MERLIN, Ore. (AP) โ What used to be the tallest known Ponderosa pine on the planet has died, and now its namesake campground is set to join it.
A beetle infestation has done in the 259-foot Ponderosa pine that was tallest of its ilk known for more than three decades before it was supplanted in 2011 by another tree in the Rogue River-Siskiyou National Forest by about 9 feet.
It once was one of 61 "Living Witness Trees" tapped in 1987 as being around when the U.S. Constitution was ratified. Now its moniker is "hazard tree," one of several dead but still-standing trees whose widow-maker capabilities have closed Big Pine Campground, the 12-space area near Galice where the tree resides, according to the Forest Service.

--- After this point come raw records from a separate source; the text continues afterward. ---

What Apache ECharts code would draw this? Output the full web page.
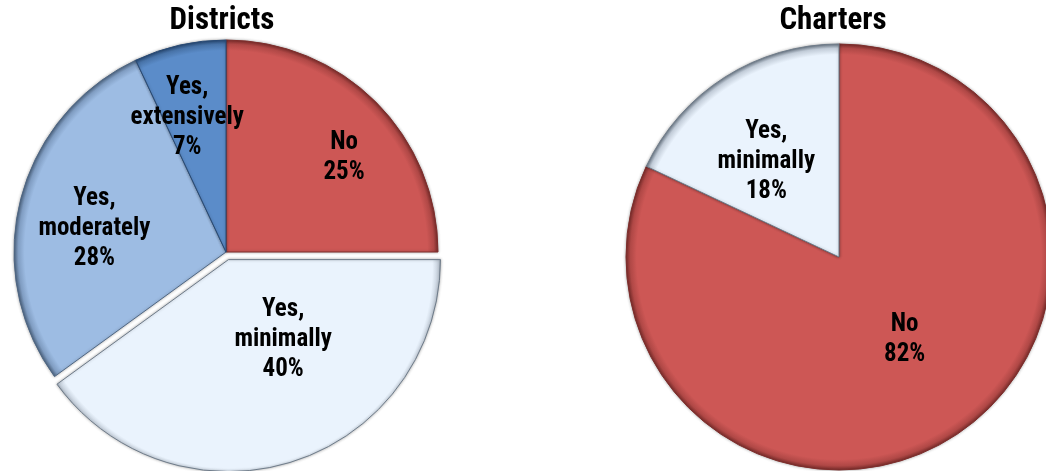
<!DOCTYPE html>
<html>
<head>
<meta charset="utf-8">
<script src="https://cdn.jsdelivr.net/npm/echarts@6/dist/echarts.min.js"></script>
<style>
html,body{margin:0;padding:0;background:#fff;}
#chart{width:1046px;height:471px;}
</style>
</head>
<body>
<div id="chart"></div>
<script>
// ---- data ----
const districtTitle = 'Districts';
const districtNames = ['No', 'Yes, minimally', 'Yes, moderately', 'Yes, extensively'];
const districtValues = [25, 40, 28, 7];
const charterTitle = 'Charters';
const charterNames = ['No', 'Yes, minimally'];
const charterValues = [82, 18];

// ---- styles ----
const sliceColors = {
  'No': ['#CD5755', '#B04846', '#7E2E2C'],
  'Yes, minimally': ['#EAF3FD', '#C2CCD8', '#6F7C8A'],
  'Yes, moderately': ['#9DBCE3', '#809DC2', '#4F6784'],
  'Yes, extensively': ['#5B8CC9', '#4873A8', '#284A75']
};
const FONT = "'Roboto Condensed','Open Sans Condensed','Liberation Sans',Arial,sans-serif";
const districtLayout = { cx: 226, cy: 252, r: 212, explode: { 'Yes, minimally': 8 } };
const charterLayout = { cx: 839, cy: 257, r: 213, explode: {} };
const districtLabelOffsets = { 'No': [41, -17], 'Yes, minimally': [21, -24], 'Yes, moderately': [-26, 4], 'Yes, extensively': [-15, -28] };
const charterLabelOffsets = { 'No': [7, -10], 'Yes, minimally': [-14, -3] };

function gradient(cx, cy, r, c) {
  return {
    type: 'radial', x: cx, y: cy, r: r, global: true,
    colorStops: [
      { offset: 0, color: c[0] },
      { offset: 0.95, color: c[0] },
      { offset: 0.98, color: c[1] },
      { offset: 1, color: c[2] }
    ]
  };
}

function buildData(names, values, layout, offsets) {
  const total = values.reduce((a, b) => a + b, 0);
  let acc = 0;
  return names.map((n, i) => {
    const mid = (acc + values[i] / 2) / total * Math.PI * 2;
    acc += values[i];
    const ex = layout.explode[n] || 0;
    const gx = layout.cx + ex * Math.sin(mid);
    const gy = layout.cy - ex * Math.cos(mid);
    const c = sliceColors[n];
    const style = { color: gradient(gx, gy, layout.r, c), borderColor: c[2], borderWidth: 1 };
    return {
      name: n,
      value: values[i],
      selected: ex > 0,
      itemStyle: style,
      select: { itemStyle: style, label: { offset: offsets[n] } },
      label: { offset: offsets[n] }
    };
  });
}

function pieSeries(name, names, values, layout, offsets) {
  return {
    name: name,
    type: 'pie',
    center: [layout.cx, layout.cy],
    radius: layout.r,
    startAngle: 90,
    clockwise: true,
    selectedMode: 'multiple',
    selectedOffset: 8,
    avoidLabelOverlap: false,
    animation: false,
    emphasis: { disabled: true },
    itemStyle: { shadowBlur: 3, shadowColor: 'rgba(0,0,0,0.3)' },
    label: {
      show: true,
      position: 'inside',
      color: '#000',
      fontFamily: FONT,
      fontWeight: 'bold',
      fontSize: 25,
      lineHeight: 30,
      align: 'center',
      formatter: p => p.name.replace(', ', ',\n') + '\n' + p.value + '%'
    },
    labelLine: { show: false },
    data: buildData(names, values, layout, offsets)
  };
}

const chart = echarts.init(document.getElementById('chart'));
chart.setOption({
  backgroundColor: '#fff',
  title: [
    { text: districtTitle, left: 217, top: 1, textAlign: 'center',
      textStyle: { fontFamily: FONT, fontWeight: 'bold', fontSize: 31, color: '#000' } },
    { text: charterTitle, left: 828, top: 1, textAlign: 'center',
      textStyle: { fontFamily: FONT, fontWeight: 'bold', fontSize: 31, color: '#000' } }
  ],
  tooltip: { show: false },
  series: [
    pieSeries(districtTitle, districtNames, districtValues, districtLayout, districtLabelOffsets),
    pieSeries(charterTitle, charterNames, charterValues, charterLayout, charterLabelOffsets)
  ]
});
</script>
</body>
</html>
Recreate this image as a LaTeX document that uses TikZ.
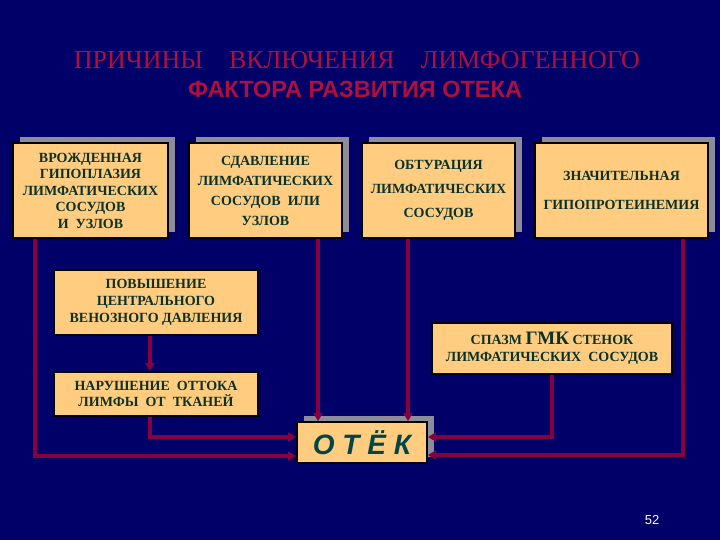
\documentclass[tikz,border=0pt]{standalone}
\usepackage{fontspec}
\setmainfont{Liberation Serif}
\newfontfamily\sansfnt{Liberation Sans}
\usetikzlibrary{arrows.meta,shadows}

\definecolor{navy}{RGB}{0,0,104}
\definecolor{boxfill}{RGB}{255,204,128}
\definecolor{boxtext}{RGB}{10,50,40}
\definecolor{linkred}{RGB}{135,0,60}
\definecolor{titlered}{RGB}{175,15,60}
\definecolor{otekteal}{RGB}{0,70,70}
\definecolor{shadegray}{RGB}{140,140,155}

\tikzset{
  cause/.style={draw=black,line width=1.8pt,fill=boxfill,text=boxtext,align=center,inner sep=2pt},
  raised/.style={general shadow={fill=shadegray,shadow xshift=7pt,shadow yshift=6pt}},
  link/.style={draw=linkred,line width=3.2pt},
  tip/.style={link,-{Triangle[length=8pt,width=9pt]}}
}

\begin{document}
\begin{tikzpicture}[x=1pt,y=-1pt]

\useasboundingbox (0,0) rectangle (720,540);
\fill[navy] (0,0) rectangle (720,540);

% title
\node[text=titlered,font=\fontsize{26}{30}\selectfont] (t1) at (357,60) {ПРИЧИНЫ\quad ВКЛЮЧЕНИЯ\quad ЛИМФОГЕННОГО};
\node[text=titlered,font=\sansfnt\bfseries\fontsize{23.5}{26}\selectfont] (t2) at (355,89) {ФАКТОРА РАЗВИТИЯ ОТЕКА};

% upper row of causes
\node[cause,raised,minimum width=155pt,minimum height=95pt,font=\bfseries\fontsize{14}{16.5}\selectfont] (b1) at (90.5,190.5)
  {ВРОЖДЕННАЯ\\ГИПОПЛАЗИЯ\\ЛИМФАТИЧЕСКИХ\\СОСУДОВ\\И~~УЗЛОВ};
\node[cause,raised,minimum width=153pt,minimum height=95pt,font=\bfseries\fontsize{14}{20}\selectfont] (b2) at (265.5,190.5)
  {СДАВЛЕНИЕ\\ЛИМФАТИЧЕСКИХ\\СОСУДОВ~~ИЛИ\\УЗЛОВ};
\node[cause,raised,minimum width=153pt,minimum height=95pt,font=\bfseries\fontsize{14}{24}\selectfont] (b3) at (438.5,190.5)
  {ОБТУРАЦИЯ\\ЛИМФАТИЧЕСКИХ\\СОСУДОВ};
\node[cause,raised,minimum width=173pt,minimum height=95pt,font=\bfseries\fontsize{14}{29}\selectfont] (b4) at (621.5,190.5)
  {ЗНАЧИТЕЛЬНАЯ\\ГИПОПРОТЕИНЕМИЯ};

% lower causes
\node[cause,minimum width=204pt,minimum height=65pt,font=\bfseries\fontsize{14}{17}\selectfont] (b5) at (156,302.5)
  {ПОВЫШЕНИЕ\\ЦЕНТРАЛЬНОГО\\ВЕНОЗНОГО ДАВЛЕНИЯ};
\node[cause,minimum width=204pt,minimum height=44pt,font=\bfseries\fontsize{14}{15.5}\selectfont] (b6) at (156,394)
  {НАРУШЕНИЕ~~ОТТОКА\\ЛИМФЫ~~ОТ~~ТКАНЕЙ};
\node[cause,minimum width=240pt,minimum height=51pt,font=\bfseries\fontsize{14}{17}\selectfont] (b7) at (552,348.5)
  {СПАЗМ {\fontsize{19}{17}\selectfont ГМК} СТЕНОК\\ЛИМФАТИЧЕСКИХ~~СОСУДОВ};

% result
\node[cause,raised,minimum width=130pt,minimum height=41pt,text=otekteal,font=\sansfnt\bfseries\itshape\fontsize{28}{30}\selectfont] (otek) at (362,442.5)
  {О Т Ё К};

% connectors
\draw[tip] ([xshift=-55.5pt]b1.south) |- ([yshift=-13.5pt]otek.west);
\draw[tip] ([xshift=52.5pt]b2.south) -- ([xshift=52.5pt]b2.south |- otek.north);
\draw[tip] ([xshift=-30.5pt]b3.south) -- ([xshift=-30.5pt]b3.south |- otek.north);
\draw[tip] ([xshift=61.5pt]b4.south) |- ([yshift=-12.5pt]otek.east);
\draw[tip] (b7.south) |- ([yshift=5.5pt]otek.east);
\draw[tip] ([xshift=-6pt]b5.south) -- ([xshift=-6pt]b6.north);
\draw[tip] ([xshift=-6pt]b6.south) |- ([yshift=5.5pt]otek.west);

\node[text=white,font=\sansfnt\fontsize{13}{15}\selectfont] (pg) at (652,520) {52};

\end{tikzpicture}
\end{document}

"It's a hazard tree, so how do you reconcile that?" forest spokeswoman Chamise Kramer says. "It's incredibly difficult to cut a tree that big, and some people might be upset by that."
So the forest's Wild Rivers Ranger District now plans to rid the campground of its fire pits, picnic tables and other amenities and re-open the lands there for "dispersed" camping, just like anywhere else in the forest, Kramer says.
Forest Service requirements for addressing hazard trees don't apply in the general forest, Kramer says.
The tree and the campground are 12 miles up Forest Service Road No. 25 off the Merlin-Galice Access Road near Merlin.
The tree's death has been met with dismay by big-tree hunters like Mike Oxman, the former owner of a Grants Pass tree service who now lives in Seattle.
"I wasn't planning on this tree dying in my lifespan," says Oxman, 65.
Oxman, however, is in the midst of finding a way for the dead pine to remain alive, at least in the annals of big-tree history.
When this pine was tapped as a Living Witness Tree as part of the Constitution's bicentennial celebration, Oxman purchased a bronze plaque that has since remained a marker for the former biggest Ponderosa on the planet.
Oxman says he is arranging for the plaque to be given to the Smithsonian Institution's National Museum of American History, possibly even by U.S. Rep. Greg Walden in July during a meeting of tree-surgeon associations in Washington, D.C.
"I think it's time to continue this tree's life and extend it in a different form," Oxman says.
Kramer says Oxman is welcomed to take the plaque to the Smithsonian.
"He could go get it right now," Kramer says, "except it's snowed in."